### Data supplied
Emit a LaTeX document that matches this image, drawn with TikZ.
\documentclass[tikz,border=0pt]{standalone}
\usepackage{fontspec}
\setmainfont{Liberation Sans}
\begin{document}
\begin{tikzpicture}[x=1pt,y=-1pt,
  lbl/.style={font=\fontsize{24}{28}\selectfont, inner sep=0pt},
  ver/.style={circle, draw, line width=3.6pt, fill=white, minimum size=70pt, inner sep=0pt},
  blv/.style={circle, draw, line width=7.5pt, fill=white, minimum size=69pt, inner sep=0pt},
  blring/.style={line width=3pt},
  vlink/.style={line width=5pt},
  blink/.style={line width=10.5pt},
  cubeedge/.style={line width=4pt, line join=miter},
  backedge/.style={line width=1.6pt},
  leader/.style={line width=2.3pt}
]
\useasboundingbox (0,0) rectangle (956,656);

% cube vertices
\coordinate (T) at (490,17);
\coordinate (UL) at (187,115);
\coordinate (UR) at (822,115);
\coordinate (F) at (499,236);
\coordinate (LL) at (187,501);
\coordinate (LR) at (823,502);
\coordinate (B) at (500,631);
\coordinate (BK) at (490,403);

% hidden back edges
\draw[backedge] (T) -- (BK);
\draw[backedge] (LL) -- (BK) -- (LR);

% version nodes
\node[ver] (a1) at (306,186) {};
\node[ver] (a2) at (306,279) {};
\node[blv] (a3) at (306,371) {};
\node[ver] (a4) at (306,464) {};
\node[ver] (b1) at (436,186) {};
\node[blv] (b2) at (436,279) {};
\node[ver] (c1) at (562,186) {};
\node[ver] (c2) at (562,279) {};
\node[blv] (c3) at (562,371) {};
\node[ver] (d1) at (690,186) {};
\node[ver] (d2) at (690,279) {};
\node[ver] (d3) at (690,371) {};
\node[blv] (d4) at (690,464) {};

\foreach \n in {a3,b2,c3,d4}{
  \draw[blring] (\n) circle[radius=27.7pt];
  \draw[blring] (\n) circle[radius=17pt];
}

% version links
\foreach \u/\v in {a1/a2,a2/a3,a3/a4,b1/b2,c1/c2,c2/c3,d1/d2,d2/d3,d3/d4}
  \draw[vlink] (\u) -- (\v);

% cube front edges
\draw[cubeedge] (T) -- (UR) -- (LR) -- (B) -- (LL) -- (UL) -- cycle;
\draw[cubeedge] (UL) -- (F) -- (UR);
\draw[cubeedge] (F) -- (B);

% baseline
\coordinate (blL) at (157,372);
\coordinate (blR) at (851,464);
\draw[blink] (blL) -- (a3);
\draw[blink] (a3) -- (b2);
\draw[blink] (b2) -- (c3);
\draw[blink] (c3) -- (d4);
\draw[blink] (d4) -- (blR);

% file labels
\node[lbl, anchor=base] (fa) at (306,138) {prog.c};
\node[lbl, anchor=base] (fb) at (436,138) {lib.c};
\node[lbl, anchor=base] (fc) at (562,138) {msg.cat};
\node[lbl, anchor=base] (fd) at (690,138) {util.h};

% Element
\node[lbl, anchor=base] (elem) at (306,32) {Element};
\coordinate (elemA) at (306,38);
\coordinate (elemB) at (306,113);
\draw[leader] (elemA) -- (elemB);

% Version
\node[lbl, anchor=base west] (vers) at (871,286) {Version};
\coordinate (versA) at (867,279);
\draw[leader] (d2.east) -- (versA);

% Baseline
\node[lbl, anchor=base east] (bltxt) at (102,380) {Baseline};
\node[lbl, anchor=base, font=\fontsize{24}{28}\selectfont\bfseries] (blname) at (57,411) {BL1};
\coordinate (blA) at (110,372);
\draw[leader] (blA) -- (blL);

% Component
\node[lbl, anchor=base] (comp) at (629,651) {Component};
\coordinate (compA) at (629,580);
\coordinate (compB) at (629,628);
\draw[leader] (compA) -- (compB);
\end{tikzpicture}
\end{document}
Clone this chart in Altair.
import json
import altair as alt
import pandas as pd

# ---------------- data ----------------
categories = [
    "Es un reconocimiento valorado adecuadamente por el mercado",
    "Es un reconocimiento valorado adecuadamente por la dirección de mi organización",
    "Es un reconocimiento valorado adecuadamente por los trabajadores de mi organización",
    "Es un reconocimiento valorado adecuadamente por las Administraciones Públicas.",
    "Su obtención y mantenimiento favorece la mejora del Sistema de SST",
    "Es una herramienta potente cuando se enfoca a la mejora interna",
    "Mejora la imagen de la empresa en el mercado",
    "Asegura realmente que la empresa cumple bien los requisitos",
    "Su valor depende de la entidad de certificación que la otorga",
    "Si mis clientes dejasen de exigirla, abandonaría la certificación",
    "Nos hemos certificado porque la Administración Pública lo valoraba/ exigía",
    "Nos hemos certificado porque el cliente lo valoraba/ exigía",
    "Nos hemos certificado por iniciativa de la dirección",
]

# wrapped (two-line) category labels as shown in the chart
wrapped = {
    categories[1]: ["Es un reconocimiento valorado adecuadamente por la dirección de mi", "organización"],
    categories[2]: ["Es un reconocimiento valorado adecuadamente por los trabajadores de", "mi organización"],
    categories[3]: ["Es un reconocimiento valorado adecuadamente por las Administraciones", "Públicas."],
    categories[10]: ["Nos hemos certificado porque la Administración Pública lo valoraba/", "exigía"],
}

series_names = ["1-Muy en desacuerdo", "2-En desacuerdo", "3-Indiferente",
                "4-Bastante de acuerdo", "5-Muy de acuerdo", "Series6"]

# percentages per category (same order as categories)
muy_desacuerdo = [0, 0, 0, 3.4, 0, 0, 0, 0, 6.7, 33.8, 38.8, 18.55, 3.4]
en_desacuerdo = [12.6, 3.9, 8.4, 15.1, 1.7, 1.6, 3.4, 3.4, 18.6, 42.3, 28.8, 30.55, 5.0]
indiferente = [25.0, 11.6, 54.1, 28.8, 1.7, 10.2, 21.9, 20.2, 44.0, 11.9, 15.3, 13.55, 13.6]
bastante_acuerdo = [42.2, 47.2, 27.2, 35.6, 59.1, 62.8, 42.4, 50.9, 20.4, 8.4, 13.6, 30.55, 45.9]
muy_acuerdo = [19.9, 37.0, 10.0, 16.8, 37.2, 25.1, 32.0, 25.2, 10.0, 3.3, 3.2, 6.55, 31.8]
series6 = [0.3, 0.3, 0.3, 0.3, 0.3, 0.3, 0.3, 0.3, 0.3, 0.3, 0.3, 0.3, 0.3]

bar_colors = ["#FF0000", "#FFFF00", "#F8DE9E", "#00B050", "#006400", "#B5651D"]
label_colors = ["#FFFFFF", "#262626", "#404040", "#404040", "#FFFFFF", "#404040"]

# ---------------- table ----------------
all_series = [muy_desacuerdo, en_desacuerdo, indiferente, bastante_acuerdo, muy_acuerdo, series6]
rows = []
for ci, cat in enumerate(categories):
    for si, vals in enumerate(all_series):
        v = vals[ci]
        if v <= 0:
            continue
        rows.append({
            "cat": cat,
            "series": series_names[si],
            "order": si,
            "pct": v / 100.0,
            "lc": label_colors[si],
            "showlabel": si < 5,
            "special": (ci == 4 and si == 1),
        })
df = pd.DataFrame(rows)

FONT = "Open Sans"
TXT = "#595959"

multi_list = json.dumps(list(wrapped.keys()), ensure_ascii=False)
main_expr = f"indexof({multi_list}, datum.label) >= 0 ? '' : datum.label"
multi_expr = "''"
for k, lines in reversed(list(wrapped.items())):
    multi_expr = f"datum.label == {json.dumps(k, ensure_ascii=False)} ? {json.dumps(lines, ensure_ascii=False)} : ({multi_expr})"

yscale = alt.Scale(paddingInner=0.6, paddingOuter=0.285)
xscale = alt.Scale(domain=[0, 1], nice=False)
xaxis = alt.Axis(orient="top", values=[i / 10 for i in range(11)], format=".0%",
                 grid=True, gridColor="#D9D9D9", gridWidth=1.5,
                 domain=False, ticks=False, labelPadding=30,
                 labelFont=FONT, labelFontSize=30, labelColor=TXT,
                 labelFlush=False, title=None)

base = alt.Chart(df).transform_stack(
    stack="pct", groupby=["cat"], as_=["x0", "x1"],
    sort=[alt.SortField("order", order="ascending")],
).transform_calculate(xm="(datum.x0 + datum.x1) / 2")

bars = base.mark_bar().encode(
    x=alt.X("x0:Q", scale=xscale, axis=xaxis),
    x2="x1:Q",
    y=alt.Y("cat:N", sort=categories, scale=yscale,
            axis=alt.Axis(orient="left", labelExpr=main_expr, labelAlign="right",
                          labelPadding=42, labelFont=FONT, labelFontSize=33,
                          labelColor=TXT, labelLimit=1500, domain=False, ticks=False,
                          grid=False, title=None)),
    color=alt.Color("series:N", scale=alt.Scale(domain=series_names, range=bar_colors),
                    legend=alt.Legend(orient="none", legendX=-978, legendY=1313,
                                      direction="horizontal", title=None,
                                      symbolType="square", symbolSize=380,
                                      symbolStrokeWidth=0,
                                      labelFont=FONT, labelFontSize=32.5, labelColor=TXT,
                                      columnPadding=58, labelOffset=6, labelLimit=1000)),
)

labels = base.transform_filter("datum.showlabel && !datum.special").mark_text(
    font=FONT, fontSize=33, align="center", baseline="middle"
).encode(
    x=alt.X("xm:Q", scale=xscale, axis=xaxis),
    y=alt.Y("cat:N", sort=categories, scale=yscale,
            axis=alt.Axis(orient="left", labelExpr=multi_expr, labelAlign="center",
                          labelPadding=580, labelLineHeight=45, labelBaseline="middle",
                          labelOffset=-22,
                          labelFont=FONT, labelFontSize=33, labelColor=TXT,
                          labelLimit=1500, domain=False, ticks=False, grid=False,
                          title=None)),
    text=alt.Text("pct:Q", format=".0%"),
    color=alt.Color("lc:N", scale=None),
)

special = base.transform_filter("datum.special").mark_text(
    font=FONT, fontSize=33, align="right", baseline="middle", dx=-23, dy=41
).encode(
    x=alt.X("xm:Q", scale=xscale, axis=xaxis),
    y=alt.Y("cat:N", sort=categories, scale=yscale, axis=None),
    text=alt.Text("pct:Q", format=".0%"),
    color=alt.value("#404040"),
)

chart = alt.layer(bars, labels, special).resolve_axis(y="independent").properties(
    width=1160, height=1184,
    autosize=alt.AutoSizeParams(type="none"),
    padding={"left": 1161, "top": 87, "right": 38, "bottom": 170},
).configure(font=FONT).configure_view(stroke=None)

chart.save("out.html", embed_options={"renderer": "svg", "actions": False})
######
From the entries above, copy every line that holds the word "this".

Emit a LaTeX document that matches this image, drawn with TikZ.
Clone this chart in Altair.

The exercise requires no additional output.